Souder and his colleagues measured the breaking of the mirror symmetry of quarks through a process called deep-inelastic scattering, in which a beam of electrons was shot inside an atomic nucleus to break it apart.
Xiaochao Zheng, associate professor of physics at the University of Virginia and the project’s spokesperson, says that the team noticed a difference, or an asymmetry, in the number of electrons that interacted with the quarks in the nuclei, when they were spinning in one direction versus the other.
“This asymmetry is due to the weak force between the electron and a quark in the target,” she says. “The weak force experienced by quarks has two components. One is analogous to electric charge and has been measured well in previous experiments.

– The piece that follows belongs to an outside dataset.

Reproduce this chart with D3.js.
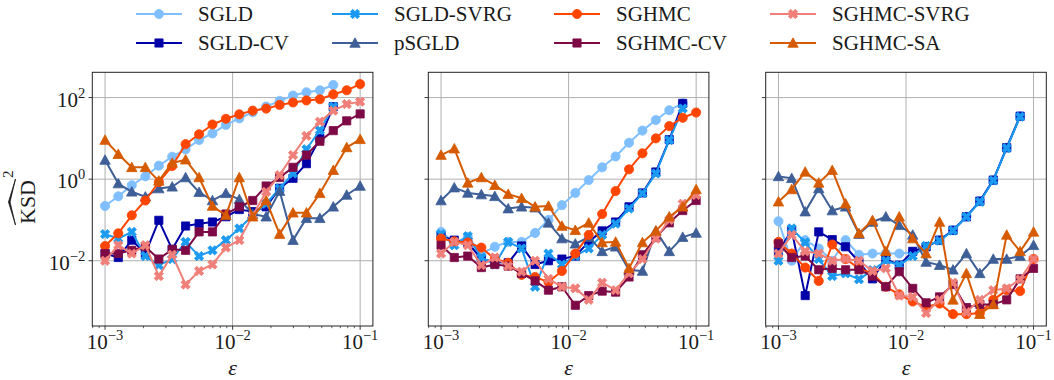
<!DOCTYPE html>
<html>
<head>
<meta charset="utf-8">
<script src="https://cdn.jsdelivr.net/npm/d3@7"></script>
<style>
body { margin: 0; background: #fff; }
svg text { font-family: "Liberation Serif", "DejaVu Serif", serif; fill: #1a1a1a; }
</style>
</head>
<body>
<div id="chart"></div>
<script>
// Step sizes, shared by every panel
var eps = [0.001, 0.00127, 0.00162, 0.00207, 0.00264, 0.00336, 0.00428, 0.00546, 0.00695, 0.00886,
	0.01129, 0.01438, 0.01833, 0.02336, 0.02976, 0.03793, 0.04833, 0.06158, 0.07848, 0.1];

var names = ["SGLD", "SGLD-CV", "SGLD-SVRG", "pSGLD", "SGHMC", "SGHMC-CV", "SGHMC-SVRG", "SGHMC-SA"];

// Panel 1
var p1Sgld = [0.22, 0.38, 0.71, 1.17, 2.14, 3.55, 5.37, 9.12, 13.2, 21.4, 30.9, 43.7, 60.3, 83.2, 112, 135, 151, 204];
var p1SgldCv = [0.015, 0.012, 0.032, 0.015, 0.098, 0.019, 0.071, 0.081, 0.089, 0.12, 0.18, 0.16, 0.21, 0.60, 1.05, 2.4, 10, 60];
var p1SgldSvrg = [0.045, 0.035, 0.051, 0.013, 0.0078, 0.011, 0.029, 0.013, 0.018, 0.032, 0.062, 0.13, 0.25, 0.59, 1.38, 5.4, 15.8, 60];
var p1Psgld = [2.95, 0.78, 0.49, 0.37, 0.59, 0.65, 1.10, 0.48, 0.30, 0.45, 0.32, 0.14, 0.12, 0.51, 0.032, 0.11, 0.11, 0.21, 0.41, 0.68];
var p1Sghmc = [0.023, 0.047, 0.13, 0.30, 0.85, 2.1, 7.2, 12.6, 21.9, 30.2, 38.9, 47.9, 53.7, 66.1, 75.9, 85.1, 91.2, 120, 151, 214];
var p1SghmcCv = [0.015, 0.015, 0.018, 0.022, 0.011, 0.019, 0.018, 0.051, 0.051, 0.14, 0.21, 0.30, 0.68, 1.10, 1.95, 3.9, 8.5, 15.5, 26.9, 39.8];
var p1SghmcSvrg = [0.010, 0.024, 0.015, 0.024, 0.0042, 0.014, 0.0026, 0.0056, 0.0081, 0.021, 0.032, 0.13, 0.49, 1.26, 3.9, 11.5, 25.7, 47.9, 69.2, 79.4];
var p1SghmcSa = [9.1, 4.1, 1.95, 1.95, 0.91, 2.5, 3.0, 1.10, 0.22, 0.13, 1.10, 0.12, 0.30, 0.045, 0.15, 0.15, 0.45, 1.66, 6.0, 9.5];

// Panel 2
var p2Sgld = [0.051, 0.028, 0.038, 0.015, 0.022, 0.029, 0.029, 0.048, 0.10, 0.23, 0.46, 0.95, 1.95, 3.6, 7.8, 15.5, 28.2, 49, 72];
var p2SgldCv = [0.040, 0.032, 0.028, 0.011, 0.0093, 0.0089, 0.023, 0.0081, 0.010, 0.011, 0.013, 0.029, 0.054, 0.089, 0.21, 0.46, 1.5, 9.3, 72];
var p2SgldSvrg = [0.045, 0.024, 0.040, 0.012, 0.0081, 0.029, 0.020, 0.0023, 0.015, 0.0081, 0.013, 0.020, 0.043, 0.081, 0.19, 0.45, 1.38, 9.1, 54];
var p2Psgld = [0.30, 0.62, 0.46, 0.42, 0.38, 0.19, 0.21, 0.20, 0.085, 0.035, 0.026, 0.038, 0.017, 0.022, 0.0059, 0.0056, 0.054, 0.017, 0.038, 0.048];
var p2Sghmc = [0.035, 0.030, 0.028, 0.021, 0.011, 0.0089, 0.0045, 0.0040, 0.0030, 0.0056, 0.015, 0.043, 0.14, 0.51, 1.74, 4.3, 10, 20, 32, 43];
var p2SghmcCv = [0.024, 0.012, 0.013, 0.0068, 0.0081, 0.0074, 0.0049, 0.0032, 0.0019, 0.0023, 0.00081, 0.0014, 0.0018, 0.0017, 0.0040, 0.014, 0.037, 0.085, 0.17, 0.30];
var p2SghmcSvrg = [0.015, 0.029, 0.024, 0.0078, 0.012, 0.0074, 0.0054, 0.010, 0.0036, 0.0023, 0.0021, 0.0011, 0.0029, 0.0019, 0.0049, 0.011, 0.035, 0.10, 0.25, 0.41];
var p2SghmcSa = [3.9, 5.6, 0.81, 1.10, 0.71, 0.43, 0.34, 0.21, 0.22, 0.071, 0.056, 0.085, 0.028, 0.029, 0.0065, 0.028, 0.054, 0.12, 0.21, 0.56];

// Panel 3
var p3Sgld = [0.093, 0.010, 0.032, 0.020, 0.010, 0.032, 0.014, 0.015, 0.015, 0.015, 0.016, 0.022, 0.032, 0.056, 0.12, 0.29, 0.95, 5.9, 35];
var p3SgldCv = [0.017, 0.056, 0.0014, 0.051, 0.033, 0.022, 0.0093, 0.0036, 0.011, 0.0078, 0.017, 0.022, 0.032, 0.056, 0.12, 0.29, 0.95, 5.9, 35];
var p3SgldSvrg = [0.010, 0.062, 0.028, 0.011, 0.0042, 0.0049, 0.0035, 0.0059, 0.010, 0.0078, 0.013, 0.023, 0.031, 0.055, 0.12, 0.28, 0.93, 5.8, 34];
var p3Psgld = [1.17, 1.05, 0.16, 0.59, 0.17, 0.21, 0.045, 0.089, 0.12, 0.074, 0.043, 0.0093, 0.0078, 0.0060, 0.015, 0.0049, 0.011, 0.011, 0.013, 0.024];
var p3Sghmc = [0.029, 0.015, 0.0068, 0.0032, 0.025, 0.011, 0.0065, 0.0049, 0.0023, 0.0015, 0.0010, 0.00074, 0.00089, 0.00049, 0.00049, 0.00052, 0.0011, 0.0019, 0.0018, 0.011];
var p3SghmcCv = [0.026, 0.012, 0.013, 0.0060, 0.0065, 0.0060, 0.0060, 0.0042, 0.0023, 0.0054, 0.0021, 0.00093, 0.0013, 0.0026, 0.00071, 0.00085, 0.00085, 0.0011, 0.0036, 0.0065];
var p3SghmcSvrg = [0.015, 0.043, 0.017, 0.015, 0.010, 0.011, 0.010, 0.0056, 0.0065, 0.0014, 0.0013, 0.00052, 0.0011, 0.0029, 0.00055, 0.0011, 0.0019, 0.0021, 0.0035, 0.011];
var p3SghmcSa = [0.28, 0.56, 1.51, 0.81, 1.66, 0.25, 0.047, 0.098, 0.017, 0.12, 0.035, 0.015, 0.089, 0.0011, 0.0049, 0.00049, 0.00085, 0.043, 0.017, 0.051];

// Ticks
var xTicks = [1e-3, 1e-2, 1e-1];
var xTickExp = ["\u22123", "\u22122", "\u22121"];
var yTicks = [1e2, 1, 1e-2];
var yTickExp = ["2", "0", "\u22122"];

var panels = [
	[p1Sgld, p1SgldCv, p1SgldSvrg, p1Psgld, p1Sghmc, p1SghmcCv, p1SghmcSvrg, p1SghmcSa],
	[p2Sgld, p2SgldCv, p2SgldSvrg, p2Psgld, p2Sghmc, p2SghmcCv, p2SghmcSvrg, p2SghmcSa],
	[p3Sgld, p3SgldCv, p3SgldSvrg, p3Psgld, p3Sghmc, p3SghmcCv, p3SghmcSvrg, p3SghmcSa]
];

// Styles
var colors = ["#7fbfff", "#0000a8", "#1a9af0", "#3d5e96", "#ff4500", "#7d0a46", "#ef7f78", "#d65a00"];
var shapes = ["circle", "square", "x", "triangle", "circle", "square", "x", "triangle"];

// Layout
var width = 1054,
	height = 380,
	panelLeft = [92.3, 428.3, 765.7],
	panelW = 280.6,
	panelTop = 72.3,
	panelH = 253.7;

var x = d3.scaleLog()
	.domain([Math.pow(10, -3.1), Math.pow(10, -0.9)])
	.range([0, panelW]);

var y = d3.scaleLog()
	.domain([Math.pow(10, -3.6), Math.pow(10, 2.62)])
	.range([panelH, 0]);

var svg = d3.select("#chart")
	.append("svg")
	.attr("width", width)
	.attr("height", height);

// Marker shapes
function xPath() {
	var a = 4.9, t = 1.7;
	var pts = [[t, a], [t, t], [a, t], [a, -t], [t, -t], [t, -a], [-t, -a], [-t, -t], [-a, -t], [-a, t], [-t, t], [-t, a]];
	return "M" + pts.map(function (p) {
		return [((p[0] - p[1]) / Math.SQRT2).toFixed(2), ((p[0] + p[1]) / Math.SQRT2).toFixed(2)].join(",");
	}).join("L") + "Z";
}

function markerPath(shape) {
	if (shape === "circle") return d3.symbol(d3.symbolCircle, 66)();
	if (shape === "square") return "M-4.1,-4.1H4.1V4.1H-4.1Z";
	if (shape === "triangle") return "M0,-5.2L5.2,4.3L-5.2,4.3Z";
	return xPath();
}

var line = d3.line()
	.x(function (d) { return x(d.e); })
	.y(function (d) { return y(d.v); });

function addSup(sel, exp) {
	sel.append("tspan").text("10");
	sel.append("tspan")
		.attr("dy", -9)
		.style("font-size", "14.5px")
		.text(exp);
}

panels.forEach(function (series, p) {
	var g = svg.append("g")
		.attr("transform", "translate(" + panelLeft[p] + "," + panelTop + ")");

	// Grid
	g.selectAll(".gx")
		.data(xTicks)
		.enter()
		.append("line")
		.attr("x1", function (d) { return x(d); })
		.attr("x2", function (d) { return x(d); })
		.attr("y1", 0)
		.attr("y2", panelH)
		.attr("stroke", "#b0b0b0")
		.attr("stroke-width", 1);

	g.selectAll(".gy")
		.data(yTicks)
		.enter()
		.append("line")
		.attr("x1", 0)
		.attr("x2", panelW)
		.attr("y1", function (d) { return y(d); })
		.attr("y2", function (d) { return y(d); })
		.attr("stroke", "#b0b0b0")
		.attr("stroke-width", 1);

	// Lines and markers
	series.forEach(function (vals, i) {
		var pts = vals.map(function (v, j) { return { e: eps[j], v: v }; });

		g.append("path")
			.datum(pts)
			.attr("d", line)
			.attr("fill", "none")
			.attr("stroke", colors[i])
			.attr("stroke-width", 2)
			.attr("stroke-linejoin", "round");

		g.selectAll(".m" + i)
			.data(pts)
			.enter()
			.append("path")
			.attr("transform", function (d) {
				return "translate(" + x(d.e) + "," + y(d.v) + ")";
			})
			.attr("d", markerPath(shapes[i]))
			.attr("fill", colors[i])
			.attr("stroke", colors[i])
			.attr("stroke-width", 0.8);
	});

	// Minor x ticks
	var minor = [];
	[1e-4, 1e-3, 1e-2].forEach(function (dec) {
		for (var k = 2; k <= 9; k++) {
			var v = k * dec;
			if (v >= x.domain()[0] && v <= x.domain()[1]) minor.push(v);
		}
	});

	g.selectAll(".mt")
		.data(minor)
		.enter()
		.append("line")
		.attr("x1", function (d) { return x(d); })
		.attr("x2", function (d) { return x(d); })
		.attr("y1", panelH)
		.attr("y2", panelH + 2.2)
		.attr("stroke", "#222")
		.attr("stroke-width", 0.7);

	// Major x ticks and labels
	g.selectAll(".xt")
		.data(xTicks)
		.enter()
		.append("line")
		.attr("x1", function (d) { return x(d); })
		.attr("x2", function (d) { return x(d); })
		.attr("y1", panelH)
		.attr("y2", panelH + 3.8)
		.attr("stroke", "#222")
		.attr("stroke-width", 0.9);

	xTicks.forEach(function (d, k) {
		g.append("text")
			.attr("x", x(d))
			.attr("y", panelH + 23)
			.attr("text-anchor", "middle")
			.style("font-size", "21px")
			.call(addSup, xTickExp[k]);
	});

	// y ticks (labels only on the first panel)
	g.selectAll(".yt")
		.data(yTicks)
		.enter()
		.append("line")
		.attr("x1", -3.8)
		.attr("x2", 0)
		.attr("y1", function (d) { return y(d); })
		.attr("y2", function (d) { return y(d); })
		.attr("stroke", "#222")
		.attr("stroke-width", 0.9);

	if (p === 0) {
		yTicks.forEach(function (d, k) {
			g.append("text")
				.attr("x", -7)
				.attr("y", y(d) + 9)
				.attr("text-anchor", "end")
				.style("font-size", "21px")
				.call(addSup, yTickExp[k]);
		});
	}

	// Frame
	g.append("rect")
		.attr("width", panelW)
		.attr("height", panelH)
		.attr("fill", "none")
		.attr("stroke", "#222")
		.attr("stroke-width", 1);

	// x label
	g.append("text")
		.attr("x", panelW / 2)
		.attr("y", panelH + 49)
		.attr("text-anchor", "middle")
		.style("font-size", "22px")
		.style("font-style", "italic")
		.text("\u03b5");
});

// y label: KSD with a wide hat and squared
var yl = svg.append("g")
	.attr("transform", "translate(27,202) rotate(-90)");

yl.append("text")
	.attr("x", 0)
	.attr("y", 8)
	.attr("text-anchor", "middle")
	.style("font-size", "22px")
	.text("KSD");

yl.append("path")
	.attr("d", "M-23,-11.5L0,-18.5L23,-11.5L0,-17Z")
	.attr("fill", "#1a1a1a")
	.attr("stroke", "#1a1a1a")
	.attr("stroke-width", 0.8)
	.attr("stroke-linejoin", "round");

yl.append("text")
	.attr("x", 24)
	.attr("y", -14)
	.style("font-size", "15px")
	.text("2");

// Legend
var legX = [136, 332, 554, 770],
	legY = [14, 43];

names.forEach(function (name, i) {
	var lg = svg.append("g")
		.attr("transform", "translate(" + legX[Math.floor(i / 2)] + "," + legY[i % 2] + ")");

	lg.append("line")
		.attr("x1", 0)
		.attr("x2", 46)
		.attr("stroke", colors[i])
		.attr("stroke-width", 2);

	lg.append("path")
		.attr("transform", "translate(23,0)")
		.attr("d", markerPath(shapes[i]))
		.attr("fill", colors[i])
		.attr("stroke", colors[i])
		.attr("stroke-width", 0.8);

	lg.append("text")
		.attr("x", 62)
		.attr("y", 7)
		.style("font-size", "21px")
		.text(name);
});
</script>
</body>
</html>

The other component, related to the spin of the quark, has been isolated for the first time in the Jefferson Lab experiment.”
In a bid to refine the knowledge of quarks’ mirror-symmetry breaking, experimenters will use Jefferson Lab’s upgraded accelerator to nearly double the energy of the electron beam, thus reducing their experimental errors and improving the precision of the measurement by 5 to 10 times the current value. Studies will resume after the accelerator’s upgrade in 2017.
The experiment was funded by the Department of Energy, the National Science Foundation and the Jefferson Memorial Trust, with additional support from the researchers’ home institutions. Nearly 100 researchers from more than 30 institutions collaborated on the experiment, involving Jefferson Lab and the Argonne National Laboratory in Illinois.